As an experienced developer, it’s great to have such a rich toolbox available to deal with issues, and I certainly feel like I’ve had a great day when I’ve fixed a pile of issues and shipped them to production. But it just doesn’t feel the same as when I was just starting out. I don’t get the same kind of daily brain-hurt as I did when everything was new,^[1] and, sometimes, when I just want to do something “for fun”, all those best practices designed to keep you from shooting yourself (or anyone else) in the foot just get in the way.
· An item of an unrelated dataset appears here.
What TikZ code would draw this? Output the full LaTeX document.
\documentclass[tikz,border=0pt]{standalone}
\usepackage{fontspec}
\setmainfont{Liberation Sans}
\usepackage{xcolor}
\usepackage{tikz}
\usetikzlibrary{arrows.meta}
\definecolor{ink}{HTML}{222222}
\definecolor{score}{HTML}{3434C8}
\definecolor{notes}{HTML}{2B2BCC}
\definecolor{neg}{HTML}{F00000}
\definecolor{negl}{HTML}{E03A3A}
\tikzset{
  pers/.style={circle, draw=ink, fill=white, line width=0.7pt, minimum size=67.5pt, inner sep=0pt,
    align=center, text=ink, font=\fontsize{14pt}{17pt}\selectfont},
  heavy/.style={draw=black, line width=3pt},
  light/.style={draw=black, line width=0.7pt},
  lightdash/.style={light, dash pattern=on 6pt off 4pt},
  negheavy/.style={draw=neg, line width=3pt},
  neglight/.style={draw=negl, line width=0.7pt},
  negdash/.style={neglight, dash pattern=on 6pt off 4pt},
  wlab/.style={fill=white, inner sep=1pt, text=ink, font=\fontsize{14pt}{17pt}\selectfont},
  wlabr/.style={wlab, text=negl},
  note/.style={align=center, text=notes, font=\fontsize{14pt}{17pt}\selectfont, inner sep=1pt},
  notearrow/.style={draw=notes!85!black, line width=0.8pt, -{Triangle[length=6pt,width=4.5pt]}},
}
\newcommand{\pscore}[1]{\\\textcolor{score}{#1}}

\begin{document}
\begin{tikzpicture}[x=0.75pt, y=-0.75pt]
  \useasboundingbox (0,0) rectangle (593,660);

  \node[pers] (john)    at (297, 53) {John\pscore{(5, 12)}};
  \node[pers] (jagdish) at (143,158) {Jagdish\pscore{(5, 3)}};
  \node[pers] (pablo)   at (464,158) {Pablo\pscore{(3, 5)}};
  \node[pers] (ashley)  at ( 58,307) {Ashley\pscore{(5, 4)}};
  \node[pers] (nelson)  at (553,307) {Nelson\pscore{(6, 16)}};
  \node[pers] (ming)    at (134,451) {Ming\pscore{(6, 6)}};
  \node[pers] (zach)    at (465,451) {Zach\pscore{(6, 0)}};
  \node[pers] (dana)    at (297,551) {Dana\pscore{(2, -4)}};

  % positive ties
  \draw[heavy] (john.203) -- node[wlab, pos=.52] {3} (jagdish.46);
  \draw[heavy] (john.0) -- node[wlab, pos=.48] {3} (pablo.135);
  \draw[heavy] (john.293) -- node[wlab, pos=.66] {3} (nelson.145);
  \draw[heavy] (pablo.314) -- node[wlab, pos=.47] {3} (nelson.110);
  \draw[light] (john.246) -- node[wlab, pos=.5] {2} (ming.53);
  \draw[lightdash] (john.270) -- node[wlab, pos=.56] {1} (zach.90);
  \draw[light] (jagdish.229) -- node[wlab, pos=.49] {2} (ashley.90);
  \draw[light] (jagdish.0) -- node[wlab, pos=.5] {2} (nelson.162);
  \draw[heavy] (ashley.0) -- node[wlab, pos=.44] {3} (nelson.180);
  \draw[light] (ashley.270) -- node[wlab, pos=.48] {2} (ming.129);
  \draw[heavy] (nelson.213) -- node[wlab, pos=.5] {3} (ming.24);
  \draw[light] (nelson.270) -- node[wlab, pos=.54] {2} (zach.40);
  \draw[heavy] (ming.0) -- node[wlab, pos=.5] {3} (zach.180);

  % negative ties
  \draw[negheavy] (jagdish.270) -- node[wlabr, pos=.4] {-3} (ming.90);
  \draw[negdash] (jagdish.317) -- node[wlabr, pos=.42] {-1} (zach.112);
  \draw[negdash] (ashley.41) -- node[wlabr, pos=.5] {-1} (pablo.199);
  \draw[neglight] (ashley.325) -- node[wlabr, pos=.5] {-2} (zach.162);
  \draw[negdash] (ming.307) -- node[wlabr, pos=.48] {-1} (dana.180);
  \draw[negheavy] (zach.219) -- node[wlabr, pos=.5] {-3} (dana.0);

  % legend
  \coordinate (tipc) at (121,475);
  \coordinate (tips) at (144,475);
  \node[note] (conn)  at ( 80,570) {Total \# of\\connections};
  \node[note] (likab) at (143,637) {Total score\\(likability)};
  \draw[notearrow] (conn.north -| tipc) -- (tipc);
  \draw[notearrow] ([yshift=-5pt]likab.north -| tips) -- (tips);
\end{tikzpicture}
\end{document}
Over the past several months, Julia Evans has been publishing a series of blog posts about just having fun with programming. Sometimes these are “easy” topics, but sometimes they’re quite deep (e.g., You Can Be a Kernel Hacker). Using her work as inspiration, I’m going to do a series of blog posts over the next couple of months that just have fun with programming. They won’t demonstrate best practices, except incidentally. They won’t always use the best tools for the job. They won’t always be pretty. But they’ll be fun, and show how much you can get done with quick hacks when you really want to.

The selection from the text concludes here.